The Edward Blank YIVO Vilna Online Collections
GO TO YIVO INSTITUTE HOME

What is the Cantorial "Golden Age"?

Tuesday Feb 4, 2020 7:00pm
Mosheh Koussevitzky, chief cantor of Warsaw's Tłomackie Street Synagogue, on a vacation in Otwock, a resort town in Poland, ca. 1930s. YIVO Archives.

 

Hefker khazones (Wanton Cantorial Music), Or the "Key to the Jewish Soul”?

Max Weinreich Fellowship Lecture in East European Arts, Music, and Theater & Concert
The Joseph Kremen Memorial Fellowship

Admission: Free

Watch the video

Among aficionados and practitioners, the term cantorial "Golden Age" draws to mind a discrete body of work recorded by a well-known cadre of Eastern European cantors working in Europe and America in the 1900s-30s. This narrative of a Golden Age was shaped by cantors working in tandem with commercial distribution networks, advertisements in print media, and the efforts of intellectuals and impresarios who worked to establish a canon of stars and hit records through journalism, liner notes and show-business style promotion. Remarkably, recordings of cantors singing through-composed recitative settings on liturgical prayer texts achieved the status of mass media entertainment among Jewish listeners in the early 20th century.

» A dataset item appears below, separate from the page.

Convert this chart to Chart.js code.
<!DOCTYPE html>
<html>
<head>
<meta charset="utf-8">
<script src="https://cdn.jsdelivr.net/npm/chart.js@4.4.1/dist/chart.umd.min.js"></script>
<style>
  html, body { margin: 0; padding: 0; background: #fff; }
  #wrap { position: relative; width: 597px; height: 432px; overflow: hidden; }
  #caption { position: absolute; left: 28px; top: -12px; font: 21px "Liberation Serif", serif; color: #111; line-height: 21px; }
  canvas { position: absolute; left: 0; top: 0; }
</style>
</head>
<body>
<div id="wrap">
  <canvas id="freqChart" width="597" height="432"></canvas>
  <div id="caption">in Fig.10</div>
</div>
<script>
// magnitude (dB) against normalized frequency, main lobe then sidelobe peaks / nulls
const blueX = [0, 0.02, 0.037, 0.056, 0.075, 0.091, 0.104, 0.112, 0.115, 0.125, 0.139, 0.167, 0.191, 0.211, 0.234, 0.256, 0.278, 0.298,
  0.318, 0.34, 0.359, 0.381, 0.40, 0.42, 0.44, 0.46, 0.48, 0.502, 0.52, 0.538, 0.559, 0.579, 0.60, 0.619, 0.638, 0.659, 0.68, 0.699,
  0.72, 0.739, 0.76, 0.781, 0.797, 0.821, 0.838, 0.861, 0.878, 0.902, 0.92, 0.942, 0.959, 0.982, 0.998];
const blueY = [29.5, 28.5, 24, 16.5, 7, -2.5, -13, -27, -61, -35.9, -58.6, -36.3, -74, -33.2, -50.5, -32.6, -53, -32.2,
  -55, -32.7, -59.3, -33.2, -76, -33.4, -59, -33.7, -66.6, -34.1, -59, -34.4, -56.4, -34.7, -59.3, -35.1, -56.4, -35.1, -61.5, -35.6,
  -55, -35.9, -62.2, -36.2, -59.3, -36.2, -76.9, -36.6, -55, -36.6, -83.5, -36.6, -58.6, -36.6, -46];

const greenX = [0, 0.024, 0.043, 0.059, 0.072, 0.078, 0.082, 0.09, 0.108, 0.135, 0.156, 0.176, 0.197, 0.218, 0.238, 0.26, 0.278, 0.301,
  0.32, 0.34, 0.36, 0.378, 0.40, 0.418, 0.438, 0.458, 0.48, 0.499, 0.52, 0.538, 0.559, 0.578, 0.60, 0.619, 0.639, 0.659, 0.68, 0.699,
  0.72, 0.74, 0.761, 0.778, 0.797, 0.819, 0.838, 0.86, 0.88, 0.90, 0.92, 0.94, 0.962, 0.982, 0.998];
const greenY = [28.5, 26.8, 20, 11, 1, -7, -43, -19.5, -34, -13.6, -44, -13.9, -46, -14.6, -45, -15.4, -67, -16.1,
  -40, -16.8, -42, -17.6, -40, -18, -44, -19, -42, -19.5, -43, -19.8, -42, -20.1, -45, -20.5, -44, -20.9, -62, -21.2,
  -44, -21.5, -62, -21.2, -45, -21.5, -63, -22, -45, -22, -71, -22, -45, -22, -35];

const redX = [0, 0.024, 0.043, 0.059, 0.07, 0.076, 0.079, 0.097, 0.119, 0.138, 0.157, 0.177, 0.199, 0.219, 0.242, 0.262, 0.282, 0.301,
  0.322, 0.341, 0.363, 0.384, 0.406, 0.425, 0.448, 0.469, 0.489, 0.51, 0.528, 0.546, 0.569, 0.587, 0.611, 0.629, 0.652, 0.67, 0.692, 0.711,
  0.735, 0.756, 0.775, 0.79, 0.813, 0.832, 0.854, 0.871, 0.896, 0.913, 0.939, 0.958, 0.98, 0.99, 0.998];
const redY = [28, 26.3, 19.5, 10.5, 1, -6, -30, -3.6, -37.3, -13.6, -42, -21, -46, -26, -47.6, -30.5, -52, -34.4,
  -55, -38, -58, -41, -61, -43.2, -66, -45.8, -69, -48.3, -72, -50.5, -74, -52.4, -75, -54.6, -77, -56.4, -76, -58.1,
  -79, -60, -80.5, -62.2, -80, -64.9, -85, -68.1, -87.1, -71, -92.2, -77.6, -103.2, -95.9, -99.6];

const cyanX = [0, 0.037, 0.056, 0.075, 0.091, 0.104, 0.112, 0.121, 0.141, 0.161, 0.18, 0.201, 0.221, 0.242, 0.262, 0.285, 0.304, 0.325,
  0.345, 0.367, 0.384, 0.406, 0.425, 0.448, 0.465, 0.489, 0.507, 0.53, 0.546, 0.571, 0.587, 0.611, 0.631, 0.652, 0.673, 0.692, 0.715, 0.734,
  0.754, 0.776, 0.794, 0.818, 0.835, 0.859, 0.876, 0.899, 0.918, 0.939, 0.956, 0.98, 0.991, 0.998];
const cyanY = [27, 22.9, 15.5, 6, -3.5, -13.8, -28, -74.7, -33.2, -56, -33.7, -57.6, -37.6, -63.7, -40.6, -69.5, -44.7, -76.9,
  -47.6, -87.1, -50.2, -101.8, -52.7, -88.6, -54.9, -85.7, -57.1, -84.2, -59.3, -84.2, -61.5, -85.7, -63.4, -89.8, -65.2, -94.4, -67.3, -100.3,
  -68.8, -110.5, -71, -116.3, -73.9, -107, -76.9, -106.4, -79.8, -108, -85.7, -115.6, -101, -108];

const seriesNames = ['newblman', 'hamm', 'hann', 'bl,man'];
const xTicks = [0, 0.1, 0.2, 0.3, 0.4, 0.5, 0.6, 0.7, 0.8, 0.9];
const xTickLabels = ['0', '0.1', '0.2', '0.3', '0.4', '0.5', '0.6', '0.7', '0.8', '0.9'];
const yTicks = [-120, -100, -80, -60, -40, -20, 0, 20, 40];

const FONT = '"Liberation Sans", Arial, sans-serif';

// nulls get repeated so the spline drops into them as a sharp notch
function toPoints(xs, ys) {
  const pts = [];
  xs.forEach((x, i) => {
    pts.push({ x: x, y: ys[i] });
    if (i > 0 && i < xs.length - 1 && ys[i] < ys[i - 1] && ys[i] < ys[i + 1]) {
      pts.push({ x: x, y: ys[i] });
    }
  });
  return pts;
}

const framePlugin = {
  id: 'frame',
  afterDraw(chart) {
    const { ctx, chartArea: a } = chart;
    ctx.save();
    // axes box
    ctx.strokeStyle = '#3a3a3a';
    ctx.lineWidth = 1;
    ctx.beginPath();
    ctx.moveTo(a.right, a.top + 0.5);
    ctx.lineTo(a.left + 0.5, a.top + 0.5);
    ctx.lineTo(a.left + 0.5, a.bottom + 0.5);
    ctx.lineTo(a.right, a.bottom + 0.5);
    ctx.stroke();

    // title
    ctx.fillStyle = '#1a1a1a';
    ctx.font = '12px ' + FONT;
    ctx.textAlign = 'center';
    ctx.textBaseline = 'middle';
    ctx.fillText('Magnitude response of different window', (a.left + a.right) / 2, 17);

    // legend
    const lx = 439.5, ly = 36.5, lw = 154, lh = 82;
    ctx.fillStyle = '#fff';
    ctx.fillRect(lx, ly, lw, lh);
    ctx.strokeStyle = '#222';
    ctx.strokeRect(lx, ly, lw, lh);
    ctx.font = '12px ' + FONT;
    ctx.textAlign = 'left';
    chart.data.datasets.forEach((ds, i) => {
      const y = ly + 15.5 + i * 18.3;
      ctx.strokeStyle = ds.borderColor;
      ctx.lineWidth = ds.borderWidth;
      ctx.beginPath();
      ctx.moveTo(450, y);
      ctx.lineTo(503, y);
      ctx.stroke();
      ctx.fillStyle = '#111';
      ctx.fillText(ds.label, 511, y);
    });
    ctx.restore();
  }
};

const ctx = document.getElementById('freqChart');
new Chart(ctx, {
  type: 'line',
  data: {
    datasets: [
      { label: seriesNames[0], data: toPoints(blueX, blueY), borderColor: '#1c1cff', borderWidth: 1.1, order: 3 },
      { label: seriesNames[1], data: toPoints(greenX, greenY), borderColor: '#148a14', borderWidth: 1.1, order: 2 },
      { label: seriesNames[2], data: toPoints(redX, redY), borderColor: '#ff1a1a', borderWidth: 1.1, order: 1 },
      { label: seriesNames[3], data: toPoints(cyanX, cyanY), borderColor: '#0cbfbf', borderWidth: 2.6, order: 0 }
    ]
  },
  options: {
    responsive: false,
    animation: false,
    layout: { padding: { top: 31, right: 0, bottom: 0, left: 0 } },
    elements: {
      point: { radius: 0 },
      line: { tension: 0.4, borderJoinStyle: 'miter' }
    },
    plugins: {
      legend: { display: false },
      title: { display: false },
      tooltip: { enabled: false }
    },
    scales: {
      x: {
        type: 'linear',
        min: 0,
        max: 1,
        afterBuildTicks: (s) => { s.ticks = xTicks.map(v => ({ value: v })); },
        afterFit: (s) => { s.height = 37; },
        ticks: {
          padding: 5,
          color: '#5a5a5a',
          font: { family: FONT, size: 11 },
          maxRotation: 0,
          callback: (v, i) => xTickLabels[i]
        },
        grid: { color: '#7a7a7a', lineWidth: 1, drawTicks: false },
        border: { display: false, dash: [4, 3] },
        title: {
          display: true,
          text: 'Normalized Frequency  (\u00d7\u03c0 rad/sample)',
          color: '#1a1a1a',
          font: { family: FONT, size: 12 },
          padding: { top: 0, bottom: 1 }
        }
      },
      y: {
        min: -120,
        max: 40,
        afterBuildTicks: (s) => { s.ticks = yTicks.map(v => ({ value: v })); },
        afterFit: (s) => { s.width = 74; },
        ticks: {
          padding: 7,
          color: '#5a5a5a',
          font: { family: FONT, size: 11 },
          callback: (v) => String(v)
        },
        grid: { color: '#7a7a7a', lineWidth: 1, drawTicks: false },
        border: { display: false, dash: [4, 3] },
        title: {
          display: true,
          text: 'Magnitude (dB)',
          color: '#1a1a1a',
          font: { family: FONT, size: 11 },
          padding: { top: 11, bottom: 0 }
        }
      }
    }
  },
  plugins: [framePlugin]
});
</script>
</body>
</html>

However, the “Golden Age” of recorded cantorial music did not come about without pushback and controversy. Critics of recorded cantorial music saw new technology as a contamination of tradition that vulgarized sacred sound through commerce and the displacement of the liturgy from its temporal-spatial location in ritual contexts. While communal leaders accused cantorial recording stars of degrading sacred art, the cantorial recording stars positioned themselves as defenders of an older strand of Jewish folk prayer music that had been displaced by the Sulzerian Romantic choral music which had become normative in elite urban synagogues. Recorded cantorial music offers a populist, hyper-emotional memory work that interpolates Jewish listeners into a sense of self-recognition by performing a theatrical imagined ethnography of Jewish sacred folklore.

In this presentation, scholar and musician Jeremiah Lockwood will offer insights from the YIVO archival holdings that illuminate the impassioned debates among cantors and their critics in the early 20th century. He will be joined by Cantor Yoel Kohn, one of the leading young voices reviving Golden Age cantorial music, who will sing representative works from classic records.


About the Participants

Jeremiah Lockwood is the 2019 recipient of the Joseph Kremen Memorial Fellowship in East European Arts. He is currently completing a PhD dissertation on Chassidic cantorial revivalists at Stanford University. Jeremiah has played around the world from Montreal Jazz to the Festival au Desert in Timbuktu, Mali, as the leader of The Sway Machinery and as the guitarist in the Balkan Beat Box. His duo project, Book of J, with musician Jewlia Eisenberg, performs regularly in the Bay Area and throughout the United States. Jeremiah was a recipient of a Six Points Fellowship for Emerging Jewish Artists, an Artist-in-Residence for the Forward and a Brooklyn Philharmonic Orchestra Composer Fellow.

Yoel Kohn is a virtuoso singer and an expert on “Golden Age” cantorial music of the early 20th century. He has performed extensively in the New York area and internationally. He is the son of a renowned Satmar Chassidic prayer leader, and brings this cultural perspective to his pursuit of artistry while pursuing a path outside of his birth community.